ただその一方で、「シティボーイのためのファッション&カルチャー誌」を銘打っているPOPEYEの前編集長、木下孝浩氏はシティーボーイの定義を「例えば電車で席を譲れるような男の子」と表現しており、それは精神的なものだと述べています。

 

じゃあ結局のところ、シティボーイとは何なのか。これは僕個人の意見ですが、少なくともイオン育ちにとっては、「シティボーイ」とは単なる空虚な標語にすぎないのではないでしょうか。

 

POPEYEがシティボーイを推すのは、彼らがアメリカポップカルチャーの思想に基づいて、現代日本における若者たちの「理想」をクールに語る雑誌だからです。その理念自体はぐうの音も出ないほどに素晴らしいしカッコいいです。しかし、誌面でシティーボーイの実例として取り上げられる人々は、その活動や作品、そしてその人物自体に価値や魅力があるのであり、「シティボーイであること」に根本的な価値があるわけではありません。あくまでそれは標語であり、キャッチコピーにすぎないのです。

 

イオン育ちはこの標語として掲げられた「シティボーイ」を何か到達すべき目標として捉え、躍起になりがちです。ましてや、都市の価値観に合わせようとすることがシティボーイ化であり、自身のアップデートであるとみなしてしまいます。そしてその適応は大変に骨が折れ、疲れる作業です。

 

だったらいっそのこと、イオン育ちが無理して抱くシティボーイなどという幻想は捨ててしまったほうがいいのかもしれません。都市の価値観は田舎のそれと比べて効率性や多様性という点で優れているのかもしれませんが、イオン育ちがわざわざ田舎の価値観を捨てて都市の価値観に合わせ、その視点から都市を語ったところで、純シティ育ちには敵いません。

 

むしろ、歪んでいるのは都市の側で、田舎の価値観が正当なこともあるでしょう。例えば、何もないからこそ常に「なんとかしてきた」のは田舎ならではの体験であるといえます。これを話のネタ程度に終わらせるのではなく、自分の中で大切な経験として捉えておくことが重要だと思います。

 

下妻物語において、桃子とイチゴは友情を深めますが、桃子は終始一貫して「私が好きなもの・やりたいことは私が決める」と決して自分を曲げることを嫌いました。その姿勢に惚れ込んだイチゴも、たとえ一人になったとしても走り屋として自分を貫くことを決意します。

 

イオン育ちの人間も、いくら都会がハイソサエティハイカルチャーな街に映ったところで、結局向き合うのは自分で、何を為すかを決めるのは自分自身です。その時、自分が実体験してきた田舎の価値観を捨てて、見た目がスマートに整えられた標語として現れる都市の価値観に合わせようとするのが本当に正解なのでしょうか。もちろん文脈を把握することはカルチャーの理解に欠かせません。
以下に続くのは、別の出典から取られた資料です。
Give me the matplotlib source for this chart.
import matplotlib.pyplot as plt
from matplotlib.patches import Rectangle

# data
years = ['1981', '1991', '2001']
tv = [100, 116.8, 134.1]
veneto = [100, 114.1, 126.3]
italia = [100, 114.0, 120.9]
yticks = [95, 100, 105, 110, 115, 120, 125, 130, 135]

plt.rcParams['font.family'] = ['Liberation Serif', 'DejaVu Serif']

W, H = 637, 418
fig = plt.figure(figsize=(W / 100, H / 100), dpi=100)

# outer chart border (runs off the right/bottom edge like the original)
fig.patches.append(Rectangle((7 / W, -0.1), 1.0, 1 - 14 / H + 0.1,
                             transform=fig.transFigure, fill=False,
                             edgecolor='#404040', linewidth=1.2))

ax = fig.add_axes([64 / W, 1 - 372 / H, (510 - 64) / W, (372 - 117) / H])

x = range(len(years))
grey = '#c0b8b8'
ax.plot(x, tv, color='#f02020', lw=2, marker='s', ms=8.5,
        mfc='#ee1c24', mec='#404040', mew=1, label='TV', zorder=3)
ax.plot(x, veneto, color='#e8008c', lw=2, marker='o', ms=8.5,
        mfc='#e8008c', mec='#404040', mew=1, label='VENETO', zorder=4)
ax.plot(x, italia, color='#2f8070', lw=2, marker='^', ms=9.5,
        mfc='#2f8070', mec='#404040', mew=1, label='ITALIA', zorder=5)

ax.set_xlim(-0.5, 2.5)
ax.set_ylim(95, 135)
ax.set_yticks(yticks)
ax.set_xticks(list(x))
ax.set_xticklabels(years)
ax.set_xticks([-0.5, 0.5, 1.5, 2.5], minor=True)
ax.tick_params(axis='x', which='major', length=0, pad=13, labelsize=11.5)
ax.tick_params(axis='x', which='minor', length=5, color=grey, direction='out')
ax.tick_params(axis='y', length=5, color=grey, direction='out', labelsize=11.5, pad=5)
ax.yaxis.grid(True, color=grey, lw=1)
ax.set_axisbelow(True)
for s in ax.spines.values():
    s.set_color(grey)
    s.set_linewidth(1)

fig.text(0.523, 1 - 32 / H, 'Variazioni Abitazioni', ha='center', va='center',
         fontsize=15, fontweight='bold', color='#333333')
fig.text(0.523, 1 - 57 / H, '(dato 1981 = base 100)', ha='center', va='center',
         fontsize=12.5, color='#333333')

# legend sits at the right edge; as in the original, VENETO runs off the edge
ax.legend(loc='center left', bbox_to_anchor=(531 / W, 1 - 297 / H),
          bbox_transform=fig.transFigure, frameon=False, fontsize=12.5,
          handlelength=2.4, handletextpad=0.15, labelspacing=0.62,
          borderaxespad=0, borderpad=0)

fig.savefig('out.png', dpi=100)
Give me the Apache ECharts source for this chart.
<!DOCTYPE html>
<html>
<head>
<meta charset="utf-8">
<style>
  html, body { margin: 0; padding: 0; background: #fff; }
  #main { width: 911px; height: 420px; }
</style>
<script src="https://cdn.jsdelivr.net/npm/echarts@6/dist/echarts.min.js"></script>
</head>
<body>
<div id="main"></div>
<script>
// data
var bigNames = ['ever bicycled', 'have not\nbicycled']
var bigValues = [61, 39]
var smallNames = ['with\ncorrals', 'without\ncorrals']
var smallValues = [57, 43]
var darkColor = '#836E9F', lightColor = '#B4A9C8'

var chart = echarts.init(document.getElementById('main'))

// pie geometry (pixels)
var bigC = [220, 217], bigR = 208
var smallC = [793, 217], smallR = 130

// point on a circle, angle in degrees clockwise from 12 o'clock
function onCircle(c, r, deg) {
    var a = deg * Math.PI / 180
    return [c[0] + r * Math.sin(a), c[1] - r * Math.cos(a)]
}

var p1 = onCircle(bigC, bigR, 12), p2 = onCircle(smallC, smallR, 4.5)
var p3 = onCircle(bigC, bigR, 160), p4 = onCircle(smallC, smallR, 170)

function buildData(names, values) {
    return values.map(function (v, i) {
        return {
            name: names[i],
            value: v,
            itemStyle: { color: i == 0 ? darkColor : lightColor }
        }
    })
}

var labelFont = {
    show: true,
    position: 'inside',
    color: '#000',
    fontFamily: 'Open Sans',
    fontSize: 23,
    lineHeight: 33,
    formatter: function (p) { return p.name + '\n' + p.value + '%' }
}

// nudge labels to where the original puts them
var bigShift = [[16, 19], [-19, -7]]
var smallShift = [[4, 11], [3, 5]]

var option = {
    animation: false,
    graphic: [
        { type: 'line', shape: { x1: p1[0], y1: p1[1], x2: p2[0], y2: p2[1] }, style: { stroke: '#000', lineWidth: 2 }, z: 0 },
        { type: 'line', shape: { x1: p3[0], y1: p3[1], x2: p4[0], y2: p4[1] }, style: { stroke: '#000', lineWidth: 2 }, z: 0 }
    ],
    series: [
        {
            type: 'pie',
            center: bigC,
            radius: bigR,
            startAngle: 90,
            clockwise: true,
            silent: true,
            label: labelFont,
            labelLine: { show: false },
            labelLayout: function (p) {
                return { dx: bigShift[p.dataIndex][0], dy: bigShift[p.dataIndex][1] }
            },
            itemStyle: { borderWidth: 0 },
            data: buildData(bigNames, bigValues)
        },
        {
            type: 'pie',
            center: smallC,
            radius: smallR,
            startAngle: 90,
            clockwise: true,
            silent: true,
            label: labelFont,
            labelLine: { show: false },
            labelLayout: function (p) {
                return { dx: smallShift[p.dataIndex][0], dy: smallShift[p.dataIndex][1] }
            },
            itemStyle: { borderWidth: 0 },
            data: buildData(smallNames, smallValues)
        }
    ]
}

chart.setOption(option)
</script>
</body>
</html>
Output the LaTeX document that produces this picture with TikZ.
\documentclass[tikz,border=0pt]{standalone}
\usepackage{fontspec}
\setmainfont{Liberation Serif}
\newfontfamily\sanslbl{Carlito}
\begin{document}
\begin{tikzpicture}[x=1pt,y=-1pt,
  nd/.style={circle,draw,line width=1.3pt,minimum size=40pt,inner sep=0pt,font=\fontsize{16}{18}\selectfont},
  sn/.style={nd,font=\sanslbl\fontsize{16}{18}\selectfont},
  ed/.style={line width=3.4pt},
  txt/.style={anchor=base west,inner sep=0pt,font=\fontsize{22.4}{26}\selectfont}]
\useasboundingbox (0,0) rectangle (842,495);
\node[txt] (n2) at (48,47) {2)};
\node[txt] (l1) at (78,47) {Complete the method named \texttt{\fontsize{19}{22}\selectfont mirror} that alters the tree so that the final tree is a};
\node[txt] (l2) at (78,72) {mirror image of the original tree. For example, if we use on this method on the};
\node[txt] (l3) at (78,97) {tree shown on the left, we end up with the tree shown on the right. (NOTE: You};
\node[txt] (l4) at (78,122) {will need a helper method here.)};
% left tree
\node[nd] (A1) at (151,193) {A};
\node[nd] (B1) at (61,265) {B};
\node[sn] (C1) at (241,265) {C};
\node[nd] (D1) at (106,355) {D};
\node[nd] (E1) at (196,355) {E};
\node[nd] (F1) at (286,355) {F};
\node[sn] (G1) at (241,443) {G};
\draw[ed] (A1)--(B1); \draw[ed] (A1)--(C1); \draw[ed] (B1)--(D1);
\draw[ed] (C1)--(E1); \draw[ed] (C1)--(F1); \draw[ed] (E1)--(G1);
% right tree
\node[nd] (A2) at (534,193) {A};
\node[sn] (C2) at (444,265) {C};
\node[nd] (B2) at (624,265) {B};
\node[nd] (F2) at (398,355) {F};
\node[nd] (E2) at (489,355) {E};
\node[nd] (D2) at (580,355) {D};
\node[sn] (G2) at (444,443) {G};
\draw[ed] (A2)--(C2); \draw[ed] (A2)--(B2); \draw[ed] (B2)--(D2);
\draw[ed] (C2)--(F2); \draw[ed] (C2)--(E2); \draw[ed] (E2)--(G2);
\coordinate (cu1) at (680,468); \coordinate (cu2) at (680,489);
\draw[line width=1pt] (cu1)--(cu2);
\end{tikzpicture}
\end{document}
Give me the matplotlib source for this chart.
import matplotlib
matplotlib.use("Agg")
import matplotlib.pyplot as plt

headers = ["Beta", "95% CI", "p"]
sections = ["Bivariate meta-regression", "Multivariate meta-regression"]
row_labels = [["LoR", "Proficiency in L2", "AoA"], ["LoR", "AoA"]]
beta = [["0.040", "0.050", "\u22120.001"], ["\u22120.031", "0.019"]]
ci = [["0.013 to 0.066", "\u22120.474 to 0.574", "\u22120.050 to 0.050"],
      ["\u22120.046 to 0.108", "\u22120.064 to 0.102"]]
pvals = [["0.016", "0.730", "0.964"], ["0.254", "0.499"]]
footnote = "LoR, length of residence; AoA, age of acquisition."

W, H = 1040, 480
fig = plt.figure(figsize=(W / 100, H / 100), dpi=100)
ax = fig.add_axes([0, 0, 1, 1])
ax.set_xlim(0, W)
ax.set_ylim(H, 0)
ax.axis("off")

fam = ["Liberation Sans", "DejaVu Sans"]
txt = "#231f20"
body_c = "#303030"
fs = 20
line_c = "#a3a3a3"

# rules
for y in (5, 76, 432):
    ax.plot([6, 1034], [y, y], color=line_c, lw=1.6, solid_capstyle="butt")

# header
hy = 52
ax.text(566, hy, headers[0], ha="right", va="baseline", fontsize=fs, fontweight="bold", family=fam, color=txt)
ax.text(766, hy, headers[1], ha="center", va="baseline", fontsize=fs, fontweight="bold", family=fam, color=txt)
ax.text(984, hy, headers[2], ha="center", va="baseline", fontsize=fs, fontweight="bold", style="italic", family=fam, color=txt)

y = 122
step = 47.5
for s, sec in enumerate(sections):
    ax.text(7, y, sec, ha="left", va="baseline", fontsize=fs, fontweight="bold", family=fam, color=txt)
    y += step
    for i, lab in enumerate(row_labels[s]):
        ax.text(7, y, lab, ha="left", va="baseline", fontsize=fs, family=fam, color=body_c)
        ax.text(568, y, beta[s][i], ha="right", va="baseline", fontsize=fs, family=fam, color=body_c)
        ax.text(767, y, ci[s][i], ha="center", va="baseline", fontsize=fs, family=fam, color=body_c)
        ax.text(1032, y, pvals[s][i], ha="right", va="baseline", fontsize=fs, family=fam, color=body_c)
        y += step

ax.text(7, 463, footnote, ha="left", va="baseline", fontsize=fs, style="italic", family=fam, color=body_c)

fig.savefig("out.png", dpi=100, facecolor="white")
しかし自分という主体を見失ってしまうのであれば本末転倒、「都市に負けた」といわざるを得ません。

 

イオン育ちは、都市ならびに「シティボーイ」に対する信仰を捨てて、この都市という環境で、自分なりの価値観を作り上げるのだという意思を持つべきです。都市に反抗したりあえて迎合してみたり、地元を見つめ返してみたり、環境ごとの自分を客観視したり、そうやって都市や地元と適切な距離感でかかわることができたとき、イオン育ち都会在住の人間は、「シティボーイ」になれずとも、それとは別の角度から、都市とのいい関係を築ける豊かな感性を手に入れることができるのかもしれません。